The Shadow of the Lego
“I want boy-Legos, not girl-Legos,” says my redheaded seven-year-old step-daughter.
And I am swept into my childhood: into wanting boy-Legos and not girl-Legos, into hating dresses (what if you suddenly need to run or do a cartwheel or climb a tree?), into wanting to play football, not take dance classes, into wanting to be outside, riding my bike or shooting baskets, not wanting to carry a purse, not wanting to wear makeup, not wanting to pretend to bake pies or brush a doll’s hair.
Into being asked “why don’t you act like a girl?”
As a kid, things were clear to me. I thought this question made the person asking it look dumb. I was a girl. Obviously, everything I did had to be “acting like a girl.” It couldn’t be anything else.
But as I listened to my step-daughter say “I want the boy-Legos, not the girl ones,” I suddenly wondered what price I’ve paid because of my need to choose away from “the girl-things”.
I want the boy one.
But I am not a boy.
But I don’t want the girl one.
That one, the boy one, is the real one, the first one, the tough one, the powerful one.
But it isn’t supposed to be for me.
If I’m a girl, but I don’t want the girl one, then who am I?
I’m not like the other girls who want the girl-thing.
I’m not like most girls.
I’m not the kind of girl I’m supposed to be.
But I’m not a boy.
Something is wrong with me.
I don’t fit in the world.
I don’t belong.
This post by Rachel Wilkerson is about the experience of being a biracial woman and trying to find a pair of nude-colored dress shoes. After much searching, she finds the shoes. This is what she says [emphasis mine]
It’s hard to explain why I was so excited about this. They’re just shoes, right? Well, no, they’re not. When you have spent months saying to the designers of the world, “Here, take my money!” and essentially heard them say, “Er…no thanks, we’d rather not,” then they are more than just shoes. They are validation that you exist. We’ve all looked for those unicorn-esque clothes or accessories that just don’t seem to exist outside of our heads or at our price point, but it’s different when you know that the reason you cannot find them is because you’re “Other.”
She struggles to find the shoes because her skin tone is “Other” than the the color that shoe-makers are catering to. But what if the shoes were made in the correct color, but they only came in flip-flop style? Then there is a two step problem: something IS aimed at her, but she knows it isn’t the style with power.

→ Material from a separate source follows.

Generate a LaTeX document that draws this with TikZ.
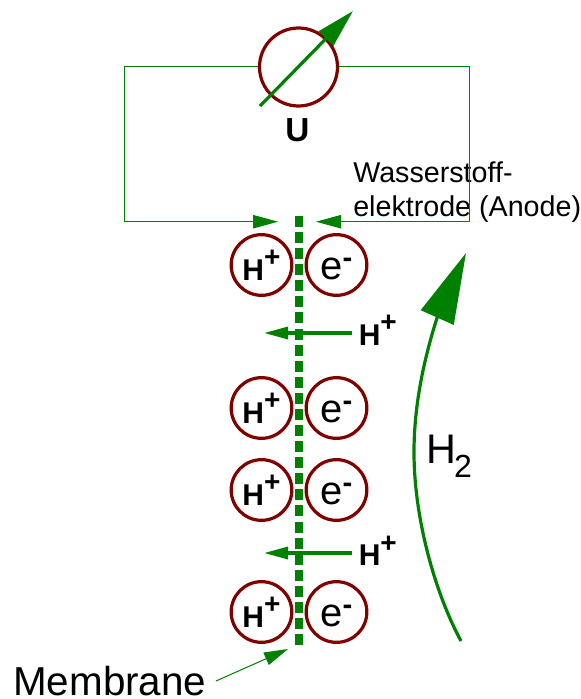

When a girl chooses “the boy-one” there is a double whammy of knowing that there is an item marketed to her, but feeling the need to choose against from it. The girl doesn’t experience the thing she wants not being there; she experiences it being there, for her, and choosing away from it. It isn’t the choice of one out of five options. It’s a binary choice: the girl one or not the girl one.
Girl, or not-girl.
The girl is forced to choose against herself, to self-annihilate.
Of course, none of this thought process happens consciously. It is a gradual erosion over years of associating pastel colors, “taking care of x,” needing assistance, being a helper, with being a girl. Wearing boys clothes because girls clothes fall apart with any physical activity, or they bind and don’t allow movement. Years of fighting away “girly” gifts given by acquaintances, girl pushups, and princesses needing rescue.

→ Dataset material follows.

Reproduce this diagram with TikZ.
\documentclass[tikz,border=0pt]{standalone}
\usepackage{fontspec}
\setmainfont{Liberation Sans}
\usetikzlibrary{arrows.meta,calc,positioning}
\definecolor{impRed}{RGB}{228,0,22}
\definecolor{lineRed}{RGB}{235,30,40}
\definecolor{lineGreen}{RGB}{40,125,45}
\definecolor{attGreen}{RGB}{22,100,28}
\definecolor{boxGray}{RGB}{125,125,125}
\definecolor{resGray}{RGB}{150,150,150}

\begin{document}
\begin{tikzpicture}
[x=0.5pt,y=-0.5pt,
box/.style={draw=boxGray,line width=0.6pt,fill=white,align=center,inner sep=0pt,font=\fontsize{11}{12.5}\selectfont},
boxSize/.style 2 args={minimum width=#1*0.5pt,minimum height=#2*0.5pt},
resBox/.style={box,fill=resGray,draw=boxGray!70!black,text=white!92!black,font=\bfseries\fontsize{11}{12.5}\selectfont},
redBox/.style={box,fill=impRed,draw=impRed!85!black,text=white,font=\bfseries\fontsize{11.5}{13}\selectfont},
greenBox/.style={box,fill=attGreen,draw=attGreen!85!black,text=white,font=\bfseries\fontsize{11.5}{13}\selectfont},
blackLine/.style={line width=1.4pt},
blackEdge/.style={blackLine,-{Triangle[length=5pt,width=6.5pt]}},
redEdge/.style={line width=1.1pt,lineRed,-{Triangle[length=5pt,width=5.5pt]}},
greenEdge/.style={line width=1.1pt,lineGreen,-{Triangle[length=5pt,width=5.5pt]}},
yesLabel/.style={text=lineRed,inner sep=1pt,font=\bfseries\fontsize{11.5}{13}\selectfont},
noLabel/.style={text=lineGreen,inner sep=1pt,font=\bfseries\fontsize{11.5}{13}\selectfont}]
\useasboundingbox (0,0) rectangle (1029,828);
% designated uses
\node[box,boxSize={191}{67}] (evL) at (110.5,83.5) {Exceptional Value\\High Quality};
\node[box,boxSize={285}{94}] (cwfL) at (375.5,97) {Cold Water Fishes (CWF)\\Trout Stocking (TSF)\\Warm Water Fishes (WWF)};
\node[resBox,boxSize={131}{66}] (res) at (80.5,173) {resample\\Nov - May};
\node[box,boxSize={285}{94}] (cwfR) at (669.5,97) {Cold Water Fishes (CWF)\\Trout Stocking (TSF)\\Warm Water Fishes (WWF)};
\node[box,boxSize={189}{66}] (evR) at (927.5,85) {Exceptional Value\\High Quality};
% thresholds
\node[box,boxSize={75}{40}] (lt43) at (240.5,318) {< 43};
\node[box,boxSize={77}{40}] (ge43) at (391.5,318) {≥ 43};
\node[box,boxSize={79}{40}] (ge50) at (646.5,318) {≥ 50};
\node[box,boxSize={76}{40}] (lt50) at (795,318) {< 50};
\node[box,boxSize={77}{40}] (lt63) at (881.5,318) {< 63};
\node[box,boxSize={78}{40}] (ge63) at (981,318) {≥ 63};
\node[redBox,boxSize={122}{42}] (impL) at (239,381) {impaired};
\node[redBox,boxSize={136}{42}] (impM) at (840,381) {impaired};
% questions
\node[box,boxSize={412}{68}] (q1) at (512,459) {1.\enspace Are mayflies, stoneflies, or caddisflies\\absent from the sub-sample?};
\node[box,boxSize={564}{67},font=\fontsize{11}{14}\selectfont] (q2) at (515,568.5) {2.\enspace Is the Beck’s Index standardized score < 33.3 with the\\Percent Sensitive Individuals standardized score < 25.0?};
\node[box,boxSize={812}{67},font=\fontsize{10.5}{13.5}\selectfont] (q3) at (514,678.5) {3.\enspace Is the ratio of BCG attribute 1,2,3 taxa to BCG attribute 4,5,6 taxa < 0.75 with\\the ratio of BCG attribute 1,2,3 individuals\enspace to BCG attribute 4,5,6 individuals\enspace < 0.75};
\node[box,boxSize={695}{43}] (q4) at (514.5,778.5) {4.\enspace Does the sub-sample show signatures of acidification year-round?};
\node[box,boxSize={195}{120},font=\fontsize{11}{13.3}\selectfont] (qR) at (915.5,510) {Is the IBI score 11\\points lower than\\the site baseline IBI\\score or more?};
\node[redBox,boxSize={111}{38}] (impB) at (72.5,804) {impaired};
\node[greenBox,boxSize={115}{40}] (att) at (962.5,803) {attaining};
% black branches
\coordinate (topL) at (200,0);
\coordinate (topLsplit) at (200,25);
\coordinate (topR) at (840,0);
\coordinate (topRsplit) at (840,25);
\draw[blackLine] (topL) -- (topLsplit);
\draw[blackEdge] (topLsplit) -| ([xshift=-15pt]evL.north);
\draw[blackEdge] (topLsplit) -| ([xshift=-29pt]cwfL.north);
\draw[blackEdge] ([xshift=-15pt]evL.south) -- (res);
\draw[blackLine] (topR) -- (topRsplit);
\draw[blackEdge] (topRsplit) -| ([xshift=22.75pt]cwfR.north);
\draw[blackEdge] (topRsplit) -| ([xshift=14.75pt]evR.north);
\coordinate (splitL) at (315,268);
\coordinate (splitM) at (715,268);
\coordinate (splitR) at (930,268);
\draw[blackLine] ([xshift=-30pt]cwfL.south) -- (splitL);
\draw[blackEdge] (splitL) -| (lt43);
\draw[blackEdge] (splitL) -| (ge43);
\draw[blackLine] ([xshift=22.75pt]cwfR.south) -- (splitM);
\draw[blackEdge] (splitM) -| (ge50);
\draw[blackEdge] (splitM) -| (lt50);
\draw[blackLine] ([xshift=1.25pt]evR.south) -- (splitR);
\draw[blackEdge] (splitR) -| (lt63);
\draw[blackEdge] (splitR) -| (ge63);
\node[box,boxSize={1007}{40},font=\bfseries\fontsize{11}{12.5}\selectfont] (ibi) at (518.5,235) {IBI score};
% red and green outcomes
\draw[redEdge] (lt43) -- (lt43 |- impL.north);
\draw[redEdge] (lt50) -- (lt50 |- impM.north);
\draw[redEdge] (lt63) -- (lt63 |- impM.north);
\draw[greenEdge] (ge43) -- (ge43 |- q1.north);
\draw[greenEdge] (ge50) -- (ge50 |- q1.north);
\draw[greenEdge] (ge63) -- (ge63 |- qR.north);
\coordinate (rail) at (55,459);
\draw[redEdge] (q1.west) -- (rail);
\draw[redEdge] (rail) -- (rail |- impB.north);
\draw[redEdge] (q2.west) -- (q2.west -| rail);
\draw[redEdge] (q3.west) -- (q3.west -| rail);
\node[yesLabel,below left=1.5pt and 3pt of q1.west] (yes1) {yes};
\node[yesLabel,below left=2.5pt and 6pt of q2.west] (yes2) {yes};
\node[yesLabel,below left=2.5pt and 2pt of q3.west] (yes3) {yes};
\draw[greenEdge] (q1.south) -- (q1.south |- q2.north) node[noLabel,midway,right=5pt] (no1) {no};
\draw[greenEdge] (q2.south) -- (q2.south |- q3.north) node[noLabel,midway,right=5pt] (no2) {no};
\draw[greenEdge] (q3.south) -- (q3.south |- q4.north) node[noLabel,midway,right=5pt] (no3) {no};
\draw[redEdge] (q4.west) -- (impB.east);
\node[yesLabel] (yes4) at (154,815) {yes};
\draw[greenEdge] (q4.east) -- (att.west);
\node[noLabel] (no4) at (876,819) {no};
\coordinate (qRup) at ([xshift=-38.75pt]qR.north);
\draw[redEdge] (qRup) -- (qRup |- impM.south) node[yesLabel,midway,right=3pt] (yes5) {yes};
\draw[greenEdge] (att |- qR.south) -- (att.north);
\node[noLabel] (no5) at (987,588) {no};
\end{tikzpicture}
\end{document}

Years learning that “girl” things are not okay.
For me, there is pride in the fight. The pride of identifying with being different, being strong and independent. But there is also great confusion. What if I want to act in a nurturing way? After years of rejecting behaviors that are traditionally “acting like a girl” it is difficult to allow them without feeling that I will lose any power and strength I may have in the world.
The redheaded seven-year-old says “I want the boy-Legos, not the girl-Legos.”
And I think, “They are plastic molded and dyed blocks. Why the hell is there a difference? Why can’t she choose Legos and get all the colors?”
Why does she have to choose against herself?